Time Out |
Richard Bell's Wild West Yorkshire nature diary, Thursday, 5th July, 2007 |
LIKE THE DRAGONFLY we saw at the weekend, I feel ready to emerge and spread my wings again. The past 2 months must rank as my leanest ever for drawing. These few (in Q Connect fineliner 0.4 mm) are all that I have in my sketchbook for the past few weeks.
I
needed to take the time out, but I’m ready to
draw again and get back to working on books. I usually lurch from one project
to another but this spring
it’s been good to do the jobs that usually get neglected.
Spring generally starts with beds cleared and crops sown but invariably by summer the weeds are fighting back and we’re rummaging among nettles to harvest the produce. I always feel as if I do half a job.
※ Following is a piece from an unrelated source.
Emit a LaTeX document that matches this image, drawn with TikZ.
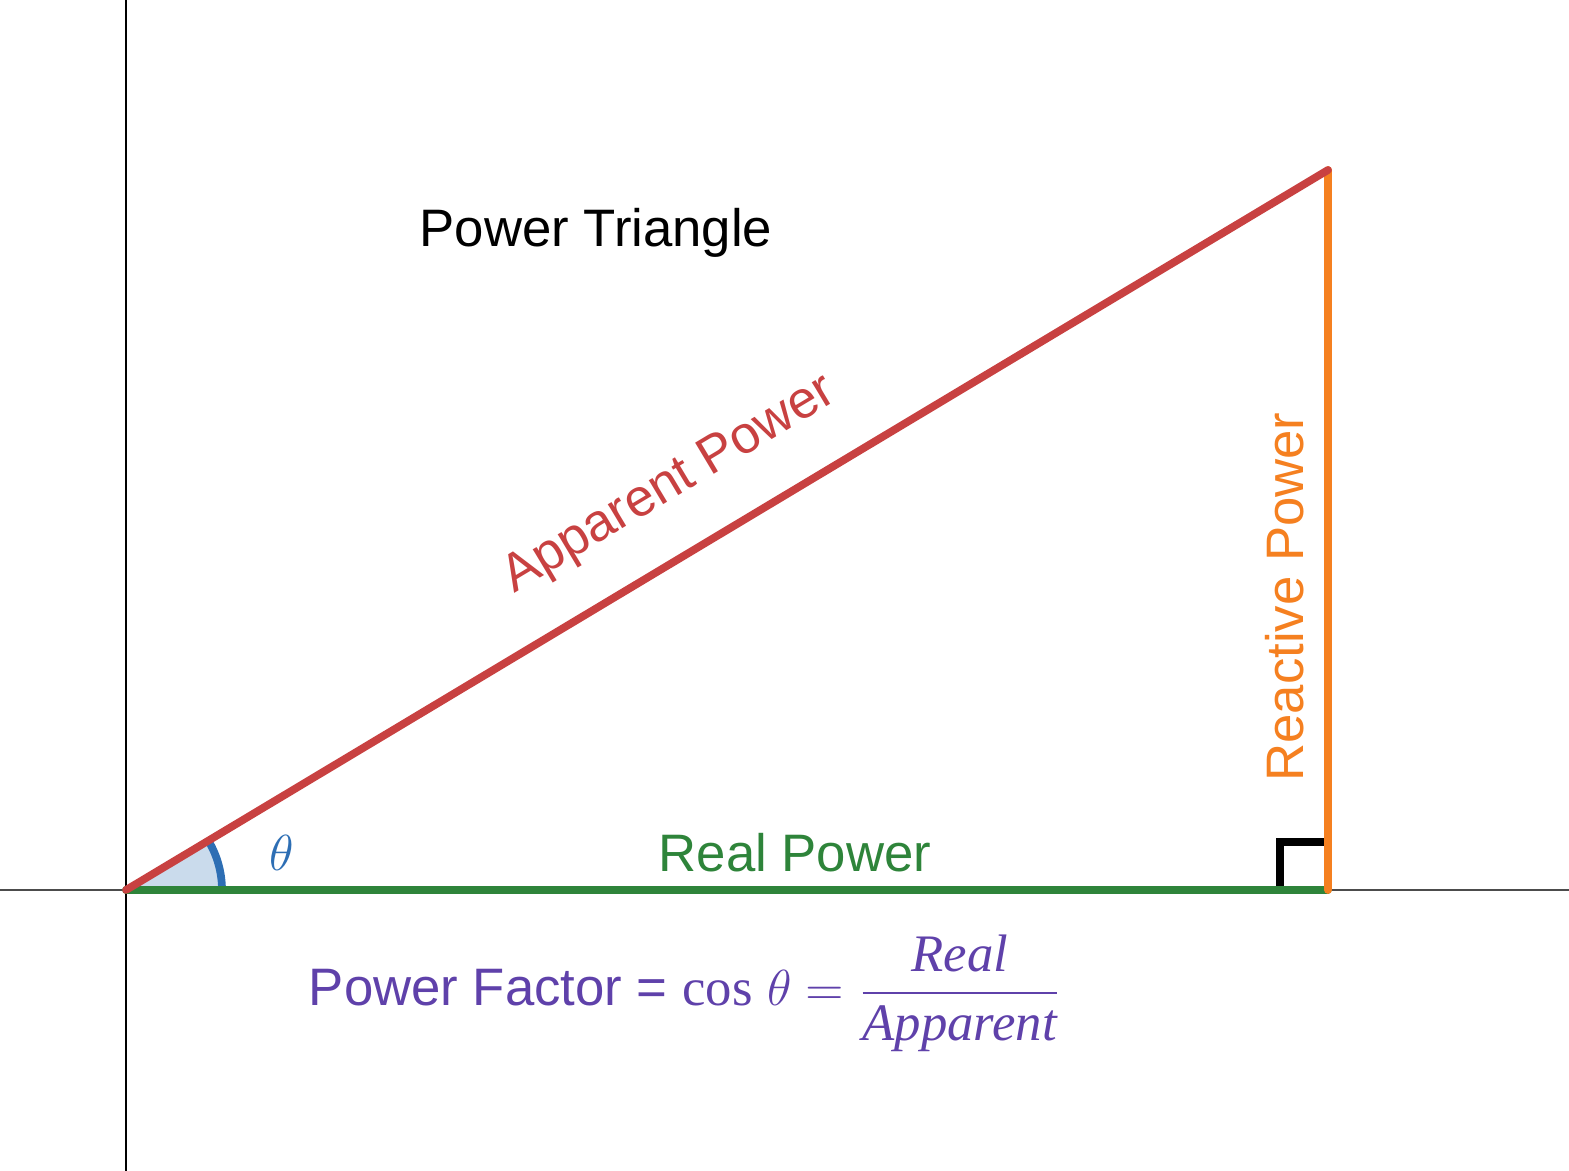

Today I finally laid the wood-chip – a generous 4 inch layer of it – on the new path by the hedge, so the scheme that I planned months ago in early spring is finally a reality.
It’s now such a pleasure to walk down to the greenhouse; the veg beds and the rest of the garden are at last working together as a coherent design.
I’m ready for some real summer weather, it’s
raining persistently again as I write this, but one bonus of the wettest June
for almost 150 years
(and July not much better so far) is that the crops are flourishing. The leeks,
for instance, have now hit the netting above them and we can probably risk
uncovering them despite the presence of the (once cute, now hulking) rabbit that lives under the hedge.